Formal charges help us determine the most stable structure by assigning an apparent charge to each atom within a molecule. To calculate the formal charge, you use the formula: \[\text{Formal charge} = \text{Valence electrons} - (\text{Non-bonding electrons} + 0.5 \times \text{Bonding electrons})\] This allows us to check if everything is balanced. Ideally, the formal charges on the atoms should be as close to zero as possible or match the charge of the ion you are working with.

• Positive formal charges are assigned to atoms that effectively lose electrons in bonding.
• Negative formal charges are observed on atoms gaining electrons compared to their usual state.
• Zero charge indicates a neutral, balanced atom in the molecular structure.

Adjusting bonds, such as creating double bonds where needed, often helps balance these charges. This is an essential step to ensure the stability and accuracy of the Lewis structure.
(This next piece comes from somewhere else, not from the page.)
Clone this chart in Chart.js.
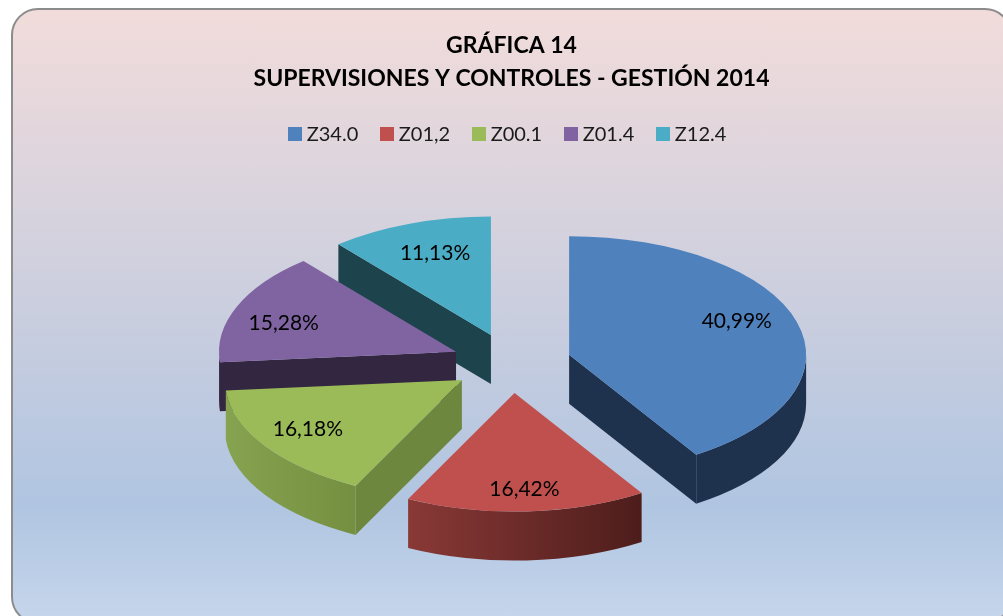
<!DOCTYPE html>
<html>
<head>
<meta charset="utf-8">
<style>
  html, body { margin: 0; padding: 0; background: #fff; overflow: hidden; }
  #wrap { position: relative; width: 1003px; height: 616px; overflow: hidden; }
  #frame {
    position: absolute; left: 11px; top: 8px; width: 1001px; height: 616px;
    box-sizing: border-box; border: 2px solid #8c8c8c; border-radius: 27px;
    background: linear-gradient(to bottom, #f2dcdb 0%, #b0c5e1 81%, #c6d6ec 100%);
  }
  canvas { position: absolute; left: 0; top: 0; }
</style>
</head>
<body>
<div id="wrap">
  <div id="frame"></div>
  <canvas id="chart" width="1003" height="616"></canvas>
</div>
<script src="https://cdn.jsdelivr.net/npm/chart.js@4/dist/chart.umd.js"></script>
<script>
const categories = ["Z34.0", "Z01,2", "Z00.1", "Z01.4", "Z12.4"];
const percentages = [40.99, 16.42, 16.18, 15.28, 11.13];
const titleLines = ["GRÁFICA 14", "SUPERVISIONES Y CONTROLES - GESTIÓN 2014"];

const topColors = ["#4f81bd", "#c0504d", "#9bbb59", "#8064a2", "#4bacc6"];
const wallColors = ["#1e314d", "#4d1d1b", "#6e873f", "#332640", "#1d444d"];
const rimLeftColors = ["#1e314d", "#893936", "#86a350", "#332640", "#1d444d"];
const rimRightColors = ["#1e314d", "#4d1d1b", "#758f40", "#332640", "#1d444d"];
const labelNudgeX = [-3, 1, -7, -8, 5];
const labelNudgeY = [-9, 7, -1, 5, 2];

const SQUASH = 0.5;
const DEPTH = 49;
const EXPLODE = 60;
const RADIUS = 237;

// arc center after the explosion, in screen coordinates
function sliceCenter(el) {
  const mid = (el.startAngle + el.endAngle) / 2;
  return {
    x: el.x + Math.cos(mid) * EXPLODE,
    y: el.y + Math.sin(mid) * EXPLODE * SQUASH,
  };
}

function drawWall(ctx, c, r, angle, color) {
  const px = c.x + Math.cos(angle) * r;
  const py = c.y + Math.sin(angle) * r * SQUASH;
  ctx.fillStyle = color;
  ctx.beginPath();
  ctx.moveTo(c.x, c.y);
  ctx.lineTo(px, py);
  ctx.lineTo(px, py + DEPTH);
  ctx.lineTo(c.x, c.y + DEPTH);
  ctx.closePath();
  ctx.fill();
}

const pie3d = {
  id: "pie3d",
  // the swatches hang out to the left of their boxes, so the legend sits a bit off center
  afterLayout(chart) {
    chart.legend.left -= 2;
    chart.legend.right -= 2;
  },
  // the slices are drawn below, moved out and flattened
  beforeDatasetDraw() {
    return false;
  },
  beforeDatasetsDraw(chart) {
    const ctx = chart.ctx;
    const arcs = chart.getDatasetMeta(0).data;
    // back slices first, the walls of the front ones go over them
    for (let i = arcs.length - 1; i >= 0; i--) {
      const el = arcs[i];
      const c = sliceCenter(el);
      const r = el.outerRadius;
      if (Math.cos(el.startAngle) < -0.001) drawWall(ctx, c, r, el.startAngle, wallColors[i]);
      if (Math.cos(el.endAngle) > 0.001) drawWall(ctx, c, r, el.endAngle, wallColors[i]);

      const from = Math.max(el.startAngle, 0);
      const to = Math.min(el.endAngle, Math.PI);
      if (to > from) {
        const x0 = c.x + Math.cos(to) * r;
        const x1 = c.x + Math.cos(from) * r;
        const grad = ctx.createLinearGradient(x0, 0, x1, 0);
        grad.addColorStop(0, rimLeftColors[i]);
        grad.addColorStop(1, rimRightColors[i]);
        ctx.fillStyle = grad;
        ctx.beginPath();
        ctx.ellipse(c.x, c.y, r, r * SQUASH, 0, from, to);
        ctx.ellipse(c.x, c.y + DEPTH, r, r * SQUASH, 0, to, from, true);
        ctx.closePath();
        ctx.fill();
      }
    }
    for (let i = arcs.length - 1; i >= 0; i--) {
      const el = arcs[i];
      const c = sliceCenter(el);
      ctx.save();
      ctx.translate(c.x, c.y);
      ctx.scale(1, SQUASH);
      ctx.translate(-el.x, -el.y);
      el.draw(ctx);
      ctx.restore();
    }
  },
  afterDatasetsDraw(chart) {
    const ctx = chart.ctx;
    ctx.save();
    ctx.fillStyle = "#000";
    ctx.font = "21px Lato";
    ctx.textAlign = "center";
    ctx.textBaseline = "middle";
    chart.getDatasetMeta(0).data.forEach((el, i) => {
      const c = sliceCenter(el);
      const mid = (el.startAngle + el.endAngle) / 2;
      const r = el.outerRadius * 0.75;
      const text = percentages[i].toFixed(2).replace(".", ",") + "%";
      ctx.fillText(text,
        c.x + Math.cos(mid) * r + labelNudgeX[i],
        c.y + Math.sin(mid) * r * SQUASH + labelNudgeY[i]);
    });
    ctx.restore();
  },
};

// legend swatch wider than its box, so the text sits closer than Chart.js would put it
function swatch(color) {
  const cv = document.createElement("canvas");
  cv.width = 14;
  cv.height = 14;
  const g = cv.getContext("2d");
  g.fillStyle = color;
  g.fillRect(0, 0, 14, 14);
  return cv;
}

new Chart(document.getElementById("chart"), {
  type: "pie",
  data: {
    labels: categories,
    datasets: [{
      data: percentages,
      backgroundColor: topColors,
      borderWidth: 0,
    }],
  },
  plugins: [pie3d],
  options: {
    responsive: false,
    animation: false,
    events: [],
    radius: RADIUS,
    layout: { padding: { left: 20, top: 29, bottom: 44 } },
    plugins: {
      title: {
        display: true,
        text: titleLines,
        color: "#000",
        font: { family: "Lato", size: 23, weight: "bold", lineHeight: 1.43 },
        padding: { top: 0, bottom: 3 },
      },
      legend: {
        position: "top",
        labels: {
          color: "#1a1a1a",
          font: { family: "Lato", size: 20 },
          usePointStyle: true,
          pointStyleWidth: 4,
          boxHeight: 14,
          padding: 26.5,
          generateLabels(chart) {
            const items = Chart.overrides.doughnut.plugins.legend.labels.generateLabels(chart);
            items.forEach((item, i) => { item.pointStyle = swatch(topColors[i]); });
            return items;
          },
        },
      },
      tooltip: { enabled: false },
    },
  },
});
</script>
</body>
</html>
Valence electrons are the electrons located in the outermost shell of an atom and play a key role in chemical bonding and reactions. They determine how an atom will interact or bond with other atoms.

• The number of valence electrons can typically be found in the element's group number on the periodic table.
• These electrons are the ones that get shared, lost, or gained in chemical reactions, leading to the formation of molecules.

When drawing Lewis structures, properly counting the total number of valence electrons is crucial to represent the molecule accurately. For example, when considering the molecule \(\text{ClO}_3^{-}\), the total count includes chlorine's valence electrons, the contribution from each oxygen, and the additional electron due to the molecule's negative charge. Calculating valence electrons helps ensure that all atoms in the molecule can achieve a stable configuration.

The octet rule is a guideline in chemistry where atoms tend to bond in a manner that gives each of them eight valence electrons, resembling the electron configuration of a noble gas. This rule explains why -

• Atoms bond together, either by sharing (covalent bonding) or transferring (ionic bonding) valence electrons.
• The octet rule makes atoms reach a more stable state, reducing their energy.
• Elements like hydrogen are exceptions, aiming for two valence electrons to achieve stability similar to helium.

In Lewis structures, following the octet rule is essential for most atoms, like oxygen and chlorine in \(\text{ClO}_3^{-}\). However, beware that molecules with odd numbers of electrons and some transition metals may not always adhere to the octet rule. Always start by arranging the bonds to satisfy this rule for as many atoms as possible while fine-tuning as needed to accommodate all formal charge requirements for the whole structure.